The fun machine allows for a Clowning of the self and the construction of alter egos. It operates as a tool for designers to rethink their own subject position and agency. This idea of clowning allows one architect to assume multiple voices at the same time and voice the contradictory positions within the designing self. This method of not taking yourself seriously allows for other voices and criticisms that are part of the design framework to become apparent.

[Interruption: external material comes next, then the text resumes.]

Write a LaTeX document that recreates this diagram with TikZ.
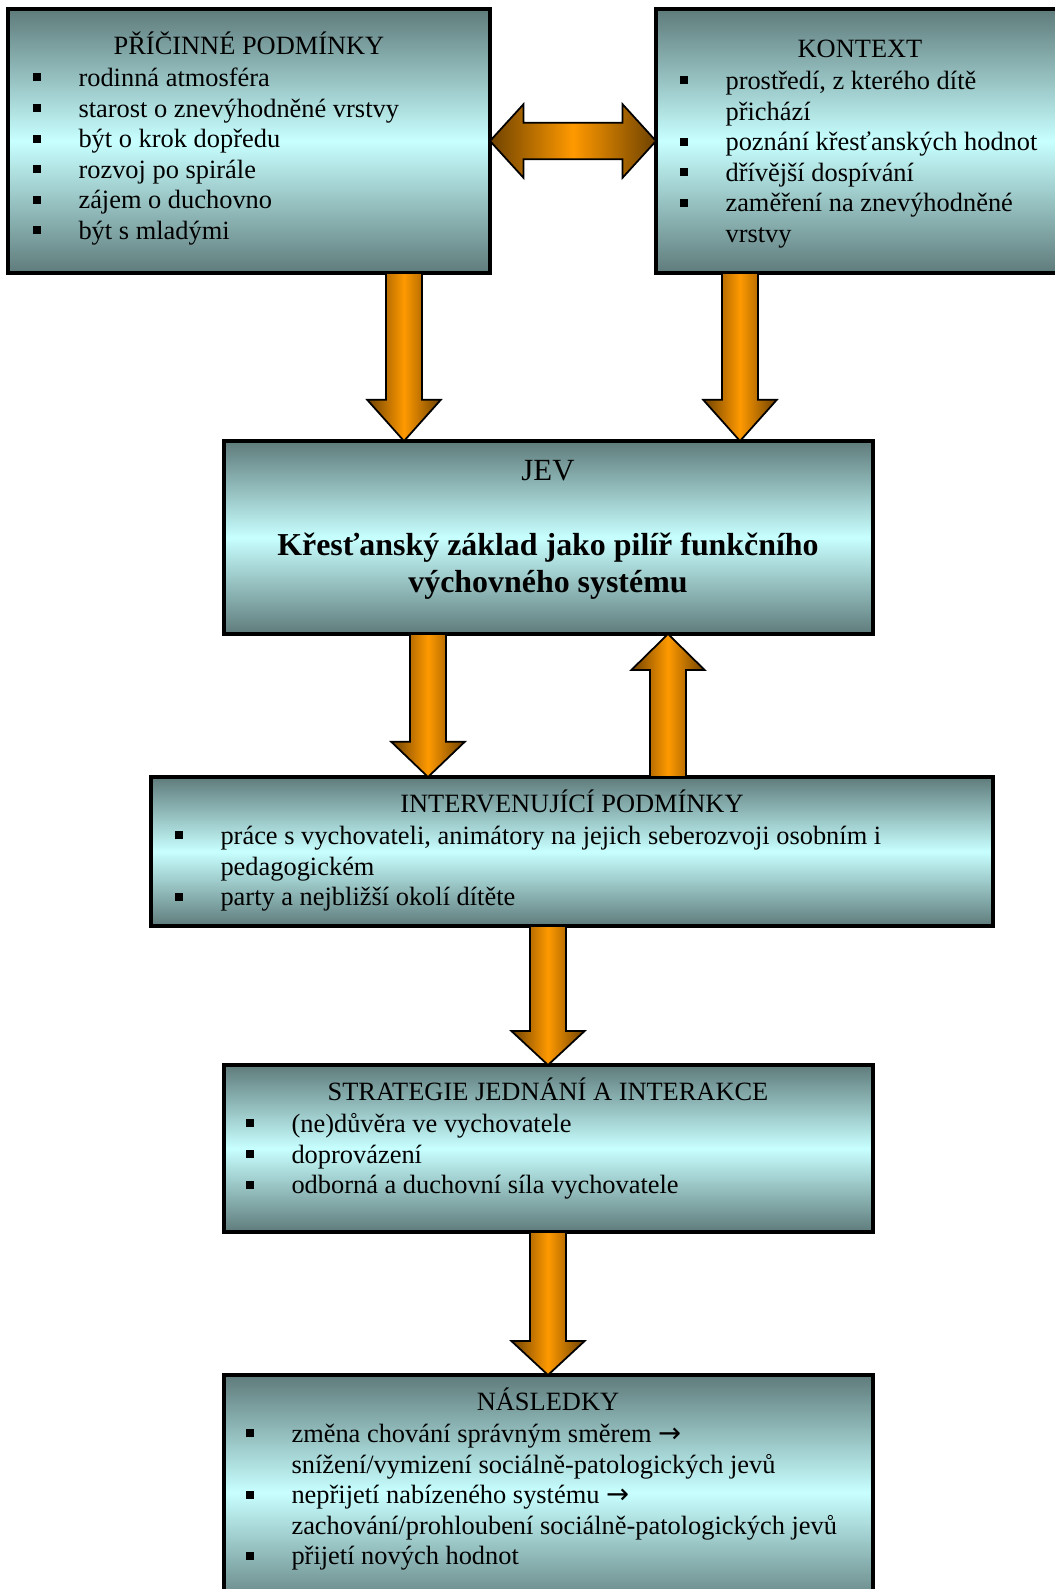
\documentclass[tikz,border=0pt]{standalone}
\usepackage{fontspec}
\setmainfont{Liberation Serif}
\newfontfamily\symfont{DejaVu Sans}
\usepackage{tikz}
\usetikzlibrary{positioning,fit,calc}

\definecolor{boxdark}{RGB}{95,123,123}
\definecolor{boxlight}{RGB}{200,255,255}
\definecolor{arrorange}{RGB}{255,153,0}
\definecolor{arrbrown}{RGB}{110,66,0}

\newcommand{\bulitem}{\makebox[20.5pt][l]{\raisebox{2.3pt}{\rule{3.6pt}{3.6pt}}}}
\newcommand{\bulcont}{\hspace*{20.5pt}}
\newcommand{\thenarrow}{{\symfont\fontsize{12.5}{13.9}\selectfont →}}

\begin{document}
\begin{tikzpicture}[
		x=0.4545pt, y=-0.4545pt,
		box/.style={
			draw,
			line width=1.6pt,
			inner sep=0pt,
			outer sep=0pt,
			top color=boxdark,
			bottom color=boxdark,
			middle color=boxlight
		},
		head/.style={
			anchor=base,
			inner sep=0pt,
			font=\fontsize{12}{13.9}\selectfont
		},
		items/.style={
			anchor=north west,
			inner sep=0pt,
			align=left,
			font=\fontsize{12}{13.9}\selectfont
		},
		fatarrow/.style={
			draw,
			line width=0.8pt,
			left color=arrbrown,
			right color=arrbrown,
			middle color=arrorange
		},
		fatdown/.style={
			fatarrow,
			to path={let \p1=(\tikztostart), \p2=(\tikztotarget) in
				(\x1-8.2pt,\y1) -- (\x1-8.2pt,\y2+#1) -- (\x1-16.7pt,\y2+#1) -- (\x2,\y2)
				-- (\x1+16.7pt,\y2+#1) -- (\x1+8.2pt,\y2+#1) -- (\x1+8.2pt,\y1) -- cycle}
		},
		fatup/.style={
			fatarrow,
			to path={let \p1=(\tikztostart), \p2=(\tikztotarget) in
				(\x1-8.2pt,\y1) -- (\x1-8.2pt,\y2-#1) -- (\x1-16.7pt,\y2-#1) -- (\x2,\y2)
				-- (\x1+16.7pt,\y2-#1) -- (\x1+8.2pt,\y2-#1) -- (\x1+8.2pt,\y1) -- cycle}
		},
		fatboth/.style={
			fatarrow,
			to path={let \p1=(\tikztostart), \p2=(\tikztotarget) in
				(\x1,\y1) -- (\x1+#1,\y1+16.7pt) -- (\x1+#1,\y1+8.3pt) -- (\x2-#1,\y1+8.3pt)
				-- (\x2-#1,\y1+16.7pt) -- (\x2,\y2) -- (\x2-#1,\y1-16.7pt) -- (\x2-#1,\y1-8.3pt)
				-- (\x1+#1,\y1-8.3pt) -- (\x1+#1,\y1-16.7pt) -- cycle}
		}
		]
		
		\useasboundingbox (0,0) rectangle (1055,1589);
		
		\node[box, fit={(8,9) (490,273)}] (cause) {};
		\node[box, fit={(656,9) (1065,273)}] (context) {};
		\node[box, fit={(224,441) (873,634)}] (phen) {};
		\node[box, fit={(151,777) (993,926)}] (interv) {};
		\node[box, fit={(224,1065) (873,1232)}] (strat) {};
		\node[box, fit={(224,1375) (873,1610)}] (cons) {};
		
		\node[head] at (249,54) (causehead) {PŘÍČINNÉ PODMÍNKY};
		\node[items] at (33,64.6) (causeitems) {\strut\bulitem rodinná atmosféra\\
			\bulitem starost o znevýhodněné vrstvy\\
			\bulitem být o krok dopředu\\
			\bulitem rozvoj po spirále\\
			\bulitem zájem o duchovno\\
			\bulitem být s mladými};
		
		\node[head] at (860,57) (contexthead) {KONTEXT};
		\node[items] at (680,67.6) (contextitems) {\strut\bulitem prostředí, z kterého dítě\\
			\bulcont přichází\\
			\bulitem poznání křesťanských hodnot\\
			\bulitem dřívější dospívání\\
			\bulitem zaměření na znevýhodněné\\
			\bulcont vrstvy};
		
		\node[head, font=\fontsize{14}{17}\selectfont] at (548,480) (phenhead) {JEV};
		\node[anchor=north, inner sep=0pt, align=center,
			font=\fontsize{14.5}{17}\selectfont\bfseries] at (548,528.8) (phentext)
			{\strut Křesťanský základ jako pilíř funkčního\\výchovného systému};
		
		\node[head] at (572,812) (intervhead) {INTERVENUJÍCÍ PODMÍNKY};
		\node[items] at (175,822.6) (intervitems) {\strut\bulitem práce s vychovateli, animátory na jejich seberozvoji osobním i\\
			\bulcont pedagogickém\\
			\bulitem party a nejbližší okolí dítěte};
		
		\node[head] at (548,1100) (strathead) {STRATEGIE JEDNÁNÍ A INTERAKCE};
		\node[items] at (246,1110.6) (stratitems) {\strut\bulitem (ne)důvěra ve vychovatele\\
			\bulitem doprovázení\\
			\bulitem odborná a duchovní síla vychovatele};
		
		\node[head] at (548,1410) (conshead) {NÁSLEDKY};
		\node[items] at (246,1420.6) (consitems) {\strut\bulitem změna chování správným směrem \thenarrow\\
			\bulcont snížení/vymizení sociálně-patologických jevů\\
			\bulitem nepřijetí nabízeného systému \thenarrow\\
			\bulcont zachování/prohloubení sociálně-patologických jevů\\
			\bulitem přijetí nových hodnot};
		
		\draw[fatboth=15.2pt] (cause.east |- 0,141) to (context.west |- 0,141);
		\draw[fatdown=18.7pt] (cause.south -| 404,0) to (phen.north -| 404,0);
		\draw[fatdown=18.7pt] (context.south -| 740,0) to (phen.north -| 740,0);
		\draw[fatdown=16pt] (phen.south -| 428,0) to (interv.north -| 428,0);
		\draw[fatup=16.4pt] (interv.north -| 668,0) to (phen.south -| 668,0);
		\draw[fatdown=15.5pt] (interv.south -| 548,0) to (strat.north -| 548,0);
		\draw[fatdown=15.5pt] (strat.south -| 548,0) to (cons.north -| 548,0);
		
		\end{tikzpicture}
\end{document}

More specifically the project is part of a broader research and education experiment on rethinking the encounters between architecture, systems theory and wicked problems. It is an attempt to reframe ways of teaching Rittel’s concept of wicked problem and its relevance to contemporary discussions on research methods in architecture. The fun machine is not only a device to rethink how wicked problems are framed through humor but also remain as a way of introducing the concept and discourses of systemics to graduate students of architecture as a core discourse in there academic program or design studio education. In the presentation I will flesh out the discussion developed in 3 earlier paragraphs as 3 sections with special reference to the pilot studio project (including the drawbacks). It is hope that this will generate a broader conversation on ways of developing the project further. In a complex world where wicked problems become an inevitable part of the everyday life of an architect it is hoped that the fun machines will provide young architects with a tool for thought, action, activism, and if nothing else a method of survival in times of frustration.